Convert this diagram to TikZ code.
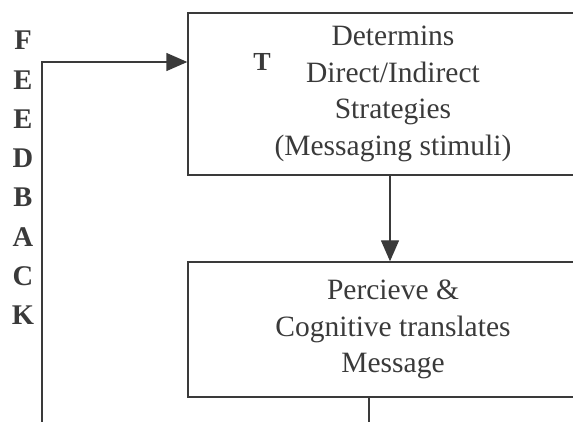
\documentclass[tikz,border=0pt]{standalone}
\usepackage{fontspec}
\setmainfont{Liberation Serif}
\usetikzlibrary{arrows.meta}
\definecolor{inkgray}{RGB}{58,58,58}
\tikzset{every picture/.style={line width=1.4pt}}
\tikzset{
	stagebox/.style={draw=inkgray, rectangle, minimum width=410, align=center, inner sep=0pt, text=inkgray, font=\fontsize{29.5}{36.5}\selectfont},
	flowarrow/.style={draw=inkgray, -{Triangle[length=21pt,width=18pt]}},
	letterlabel/.style={text=inkgray, align=center, font=\bfseries\fontsize{28.5}{39.3}\selectfont}}

\begin{document}
\begin{tikzpicture}[x=1pt,y=1pt,yscale=-1]
	\useasboundingbox (0,0) rectangle (573,422);
	\clip (0,0) rectangle (573,422);

	%Shape: Rectangle [id:strat]
	\node[stagebox, minimum height=162] (strat) at (393,94) {Determins\\Direct/Indirect\\Strategies\\(Messaging stimuli)};
	%Shape: Rectangle [id:percv]
	\node[stagebox, minimum height=135] (percv) at (393,329.5) {Percieve \&\\Cognitive translates\\Message};

	% Text Node
	\node[text=inkgray, font=\bfseries\fontsize{26}{26}\selectfont] (tlabel) at (262,62) {T};
	% Text Node
	\node[letterlabel] (fback) at (23,178) {F\\E\\E\\D\\B\\A\\C\\K};

	% free ends of the lines
	\coordinate (fbBot) at (42,430);
	\coordinate (midx) at (390,0);
	\coordinate (outx) at (369,430);

	%Straight Lines [id:feedback]
	\draw[flowarrow] (fbBot) |- (strat.west |- tlabel);
	%Straight Lines [id:stratpercv]
	\draw[flowarrow] (strat.south -| midx) -- (percv.north -| midx);
	%Straight Lines [id:percvout]
	\draw[draw=inkgray] (percv.south -| outx) -- (outx);

\end{tikzpicture}
\end{document}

+++

SHORT PROBLEM. Write out again every line above exactly as given; the pictures do not belong in the copy.

EXPECTED OUTPUT.
Convert this diagram to TikZ code.
\documentclass[tikz,border=0pt]{standalone}
\usepackage{fontspec}
\setmainfont{Liberation Serif}
\usetikzlibrary{arrows.meta}
\definecolor{inkgray}{RGB}{58,58,58}
\tikzset{every picture/.style={line width=1.4pt}}
\tikzset{
	stagebox/.style={draw=inkgray, rectangle, minimum width=410, align=center, inner sep=0pt, text=inkgray, font=\fontsize{29.5}{36.5}\selectfont},
	flowarrow/.style={draw=inkgray, -{Triangle[length=21pt,width=18pt]}},
	letterlabel/.style={text=inkgray, align=center, font=\bfseries\fontsize{28.5}{39.3}\selectfont}}

\begin{document}
\begin{tikzpicture}[x=1pt,y=1pt,yscale=-1]
	\useasboundingbox (0,0) rectangle (573,422);
	\clip (0,0) rectangle (573,422);

	%Shape: Rectangle [id:strat]
	\node[stagebox, minimum height=162] (strat) at (393,94) {Determins\\Direct/Indirect\\Strategies\\(Messaging stimuli)};
	%Shape: Rectangle [id:percv]
	\node[stagebox, minimum height=135] (percv) at (393,329.5) {Percieve \&\\Cognitive translates\\Message};

	% Text Node
	\node[text=inkgray, font=\bfseries\fontsize{26}{26}\selectfont] (tlabel) at (262,62) {T};
	% Text Node
	\node[letterlabel] (fback) at (23,178) {F\\E\\E\\D\\B\\A\\C\\K};

	% free ends of the lines
	\coordinate (fbBot) at (42,430);
	\coordinate (midx) at (390,0);
	\coordinate (outx) at (369,430);

	%Straight Lines [id:feedback]
	\draw[flowarrow] (fbBot) |- (strat.west |- tlabel);
	%Straight Lines [id:stratpercv]
	\draw[flowarrow] (strat.south -| midx) -- (percv.north -| midx);
	%Straight Lines [id:percvout]
	\draw[draw=inkgray] (percv.south -| outx) -- (outx);

\end{tikzpicture}
\end{document}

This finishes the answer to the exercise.